'''
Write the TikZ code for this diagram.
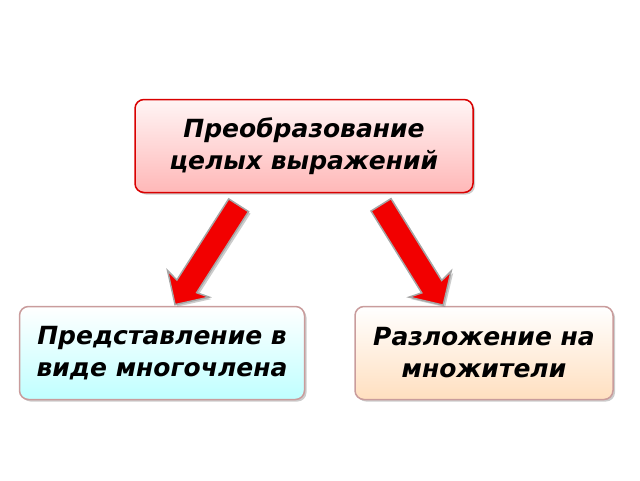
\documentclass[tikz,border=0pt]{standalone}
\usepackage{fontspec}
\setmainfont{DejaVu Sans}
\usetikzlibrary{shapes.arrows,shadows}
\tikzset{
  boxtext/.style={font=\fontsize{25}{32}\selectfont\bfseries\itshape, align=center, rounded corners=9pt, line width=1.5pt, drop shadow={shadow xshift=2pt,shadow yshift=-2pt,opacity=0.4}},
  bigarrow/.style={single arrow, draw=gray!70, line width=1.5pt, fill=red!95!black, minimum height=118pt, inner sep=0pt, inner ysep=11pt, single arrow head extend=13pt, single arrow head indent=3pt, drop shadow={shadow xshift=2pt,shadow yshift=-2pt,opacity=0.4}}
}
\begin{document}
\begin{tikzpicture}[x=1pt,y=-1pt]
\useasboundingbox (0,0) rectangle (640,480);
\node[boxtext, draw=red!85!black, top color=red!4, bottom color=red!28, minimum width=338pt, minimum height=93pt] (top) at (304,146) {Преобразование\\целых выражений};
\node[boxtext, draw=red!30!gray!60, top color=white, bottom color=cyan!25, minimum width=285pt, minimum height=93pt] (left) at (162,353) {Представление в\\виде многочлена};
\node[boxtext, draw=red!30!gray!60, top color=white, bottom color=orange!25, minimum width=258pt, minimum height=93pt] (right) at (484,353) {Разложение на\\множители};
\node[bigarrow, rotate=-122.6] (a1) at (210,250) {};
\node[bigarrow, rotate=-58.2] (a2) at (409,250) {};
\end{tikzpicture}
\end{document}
'''
Except for the pictures, give all the material above again verbatim.

THE RESULT
Write the TikZ code for this diagram.
\documentclass[tikz,border=0pt]{standalone}
\usepackage{fontspec}
\setmainfont{DejaVu Sans}
\usetikzlibrary{shapes.arrows,shadows}
\tikzset{
  boxtext/.style={font=\fontsize{25}{32}\selectfont\bfseries\itshape, align=center, rounded corners=9pt, line width=1.5pt, drop shadow={shadow xshift=2pt,shadow yshift=-2pt,opacity=0.4}},
  bigarrow/.style={single arrow, draw=gray!70, line width=1.5pt, fill=red!95!black, minimum height=118pt, inner sep=0pt, inner ysep=11pt, single arrow head extend=13pt, single arrow head indent=3pt, drop shadow={shadow xshift=2pt,shadow yshift=-2pt,opacity=0.4}}
}
\begin{document}
\begin{tikzpicture}[x=1pt,y=-1pt]
\useasboundingbox (0,0) rectangle (640,480);
\node[boxtext, draw=red!85!black, top color=red!4, bottom color=red!28, minimum width=338pt, minimum height=93pt] (top) at (304,146) {Преобразование\\целых выражений};
\node[boxtext, draw=red!30!gray!60, top color=white, bottom color=cyan!25, minimum width=285pt, minimum height=93pt] (left) at (162,353) {Представление в\\виде многочлена};
\node[boxtext, draw=red!30!gray!60, top color=white, bottom color=orange!25, minimum width=258pt, minimum height=93pt] (right) at (484,353) {Разложение на\\множители};
\node[bigarrow, rotate=-122.6] (a1) at (210,250) {};
\node[bigarrow, rotate=-58.2] (a2) at (409,250) {};
\end{tikzpicture}
\end{document}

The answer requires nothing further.